The difference between the cameras of the Max and the other 12 series devices really comes to the fore as night falls. Yes, the 12 Pro Max might struggle with the odd very bright light, and we have seen some instances of lens flare (a tiny green dot appearing when we get too close to a light source), but by and large, the iPhone 12 Pro Max delivers low light photography the way it is supposed to be – with some objects being visible in the dark. Even the Night Mode refrains from going crazy trying to brighten up the night. Is this because of the larger sensor (with a rather big f/1.6 aperture as well) and/or new sensor-shift? We do not know, but we like the results a lot more than the artificially brightened night shots that are becoming the rage these days.
Another place where we found a clear difference was in portrait shots. The iPhone 12 Pro Max seemed to be able to identify edges a bit more clearly than the 12 Pro. That said, perhaps because its telephoto comes with a smaller aperture (f/2.2 as compared to f/2.0 on the Pro), some of the portrait shots seemed to come out a tad darker. But then you do not always need portrait mode for great bokeh – you can also take some very good snaps with bokeh even in normal mode, provided you are the right distance from the subject. Incidentally, sometimes the bokeh in portrait mode was a little on the aggressive side yielding results that seemed a little too unreal for comfort.
Video is the iPhone’s own zone and the 12 Pro Max continues its hegemony there. For all the specs the competition boasts of, there is nothing that is quite as simple to use and get amazing results from. With better and still simpler video editing options on the Photos app itself in iOS 14, you can do a whole lot more with videos on the iPhone. In videos too, you could see the 12 Pro Max’s edge over the other 12 series devices mainly in low light, although careful watching did hint at slightly more detail in normal light too. The selfie camera is, however, very similar to the one on the 12 Pro – a 12-megapixel affair capable of some very good, realistic shots. Do not expect your skin to be smoothened and your bad save to be disguised here. Portrait mode works fine, although we did find it a little overdone at times (just like on the rear cameras). This is not a selfie champ, but is nevertheless a very good option for the times when you want to shoot yourself – the results will NOT want you to shoot yourself with something else!
And of course, with its big, impressive display and the A14 Bionic chip, the iPhone 12 Pro Max is the best suited of all iPhones for heavy-duty image and video editing on the device itself.
Much better than the best…and consistency remains key!
The big question of course is: how does all this compare with the competition, which comprises the Samsung flagships, the Pixels, and the Mi 10 range (which has been one of the dark horses in photography this year)?
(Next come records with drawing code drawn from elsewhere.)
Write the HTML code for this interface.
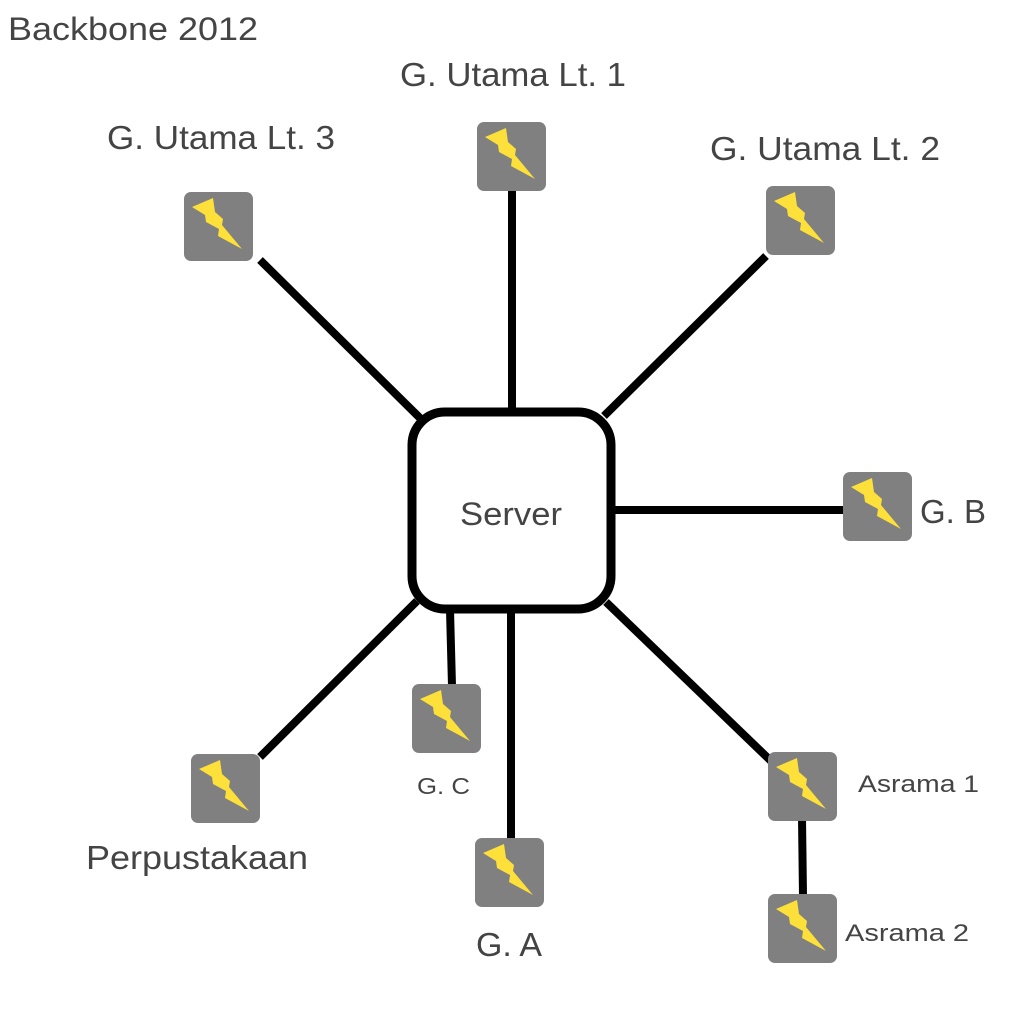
<!DOCTYPE html>
<html><head><meta charset="utf-8"><style>
html,body{margin:0;padding:0;background:#fff;}
svg{display:block;}
text{font-family:"Liberation Sans",sans-serif;fill:#444;}
</style></head><body>
<svg width="1024" height="1024" viewBox="0 0 1024 1024" xmlns="http://www.w3.org/2000/svg">
<defs>
<g id="sw">
<rect x="0" y="0" width="69" height="69" rx="7" fill="#808080"/>
<polygon points="8,15 29,6 31,20 39,27 38,33 58,57 34,44 35,37 22,30 21,23" fill="#fde03a"/>
</g>
</defs>
<text x="8" y="40" font-size="32" textLength="250" lengthAdjust="spacingAndGlyphs">Backbone 2012</text>
<g stroke="#000" stroke-width="8" fill="none">
<line x1="260" y1="260" x2="422" y2="420"/>
<line x1="512" y1="190" x2="512" y2="410"/>
<line x1="766" y1="256" x2="604" y2="416"/>
<line x1="612" y1="510" x2="845" y2="510"/>
<line x1="450" y1="610" x2="452" y2="686"/>
<line x1="417" y1="601" x2="260" y2="757"/>
<line x1="511" y1="612" x2="511" y2="840"/>
<line x1="606" y1="602" x2="772" y2="762"/>
<line x1="802" y1="818" x2="803" y2="896"/>
</g>
<rect x="412" y="412" width="199" height="197" rx="33" fill="#fff" stroke="#000" stroke-width="9"/>
<text x="460" y="525" font-size="32" textLength="102" lengthAdjust="spacingAndGlyphs">Server</text>
<use href="#sw" x="477" y="122"/>
<use href="#sw" x="184" y="192"/>
<use href="#sw" x="766" y="186"/>
<use href="#sw" x="843" y="472"/>
<use href="#sw" x="412" y="684"/>
<use href="#sw" x="191" y="754"/>
<use href="#sw" x="475" y="838"/>
<use href="#sw" x="768" y="752"/>
<use href="#sw" x="768" y="894"/>
<text x="400" y="86" font-size="33" textLength="226" lengthAdjust="spacingAndGlyphs">G. Utama Lt. 1</text>
<text x="107" y="149" font-size="33" textLength="228" lengthAdjust="spacingAndGlyphs">G. Utama Lt. 3</text>
<text x="710" y="160" font-size="33" textLength="230" lengthAdjust="spacingAndGlyphs">G. Utama Lt. 2</text>
<text x="920" y="523" font-size="33" textLength="66" lengthAdjust="spacingAndGlyphs">G. B</text>
<text x="417" y="794" font-size="23" textLength="53" lengthAdjust="spacingAndGlyphs">G. C</text>
<text x="86" y="869" font-size="33" textLength="222" lengthAdjust="spacingAndGlyphs">Perpustakaan</text>
<text x="476" y="956" font-size="33" textLength="66" lengthAdjust="spacingAndGlyphs">G. A</text>
<text x="858" y="792" font-size="24" textLength="121" lengthAdjust="spacingAndGlyphs">Asrama 1</text>
<text x="845" y="941" font-size="24" textLength="124" lengthAdjust="spacingAndGlyphs">Asrama 2</text>
</svg>
</body></html>
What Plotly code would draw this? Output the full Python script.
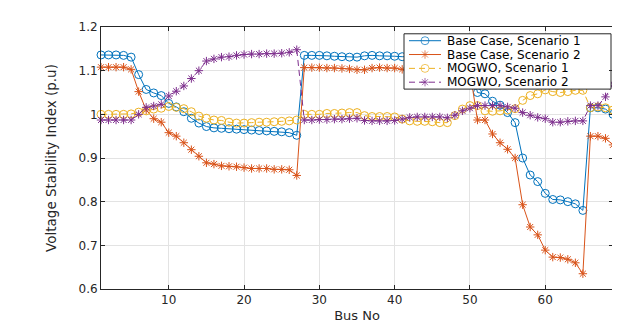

Well, we have to say the iPhone 12 Pro Max is in a different zone. It is not always going to serve up super pleasant shots, but it will give you snaps that are very similar to what you actually saw and will actually more often than not deliver enough detail for you to make very effective edits. We even like the size of the phone, because you get to see so much of the scene on that massive, yet outstanding display, especially while shooting videos.
And of course, the real secret weapon of the iPhone camera remains in place – the legendary consistency. It will not give you a 108-megapixel snap, or one overrun with detail or daubed with colors that seem fresh off a palette, or even shots that light up the night making it feel more like twilight (a flaw that ironically the iPhone 12 shares). No, the iPhone 12 Pro Max will simply deliver consistent quality again and again and again with the same realistic colors and now more detail than ever before. With a very handy zoom and staggeringly good main sensor, the iPhone 12 Pro Max pretty much puts the iPhone right back on top of the photography heap. In terms of sheer consistent quality, whether it is color or detail.
And this is when we have not even seen the ProRaw format.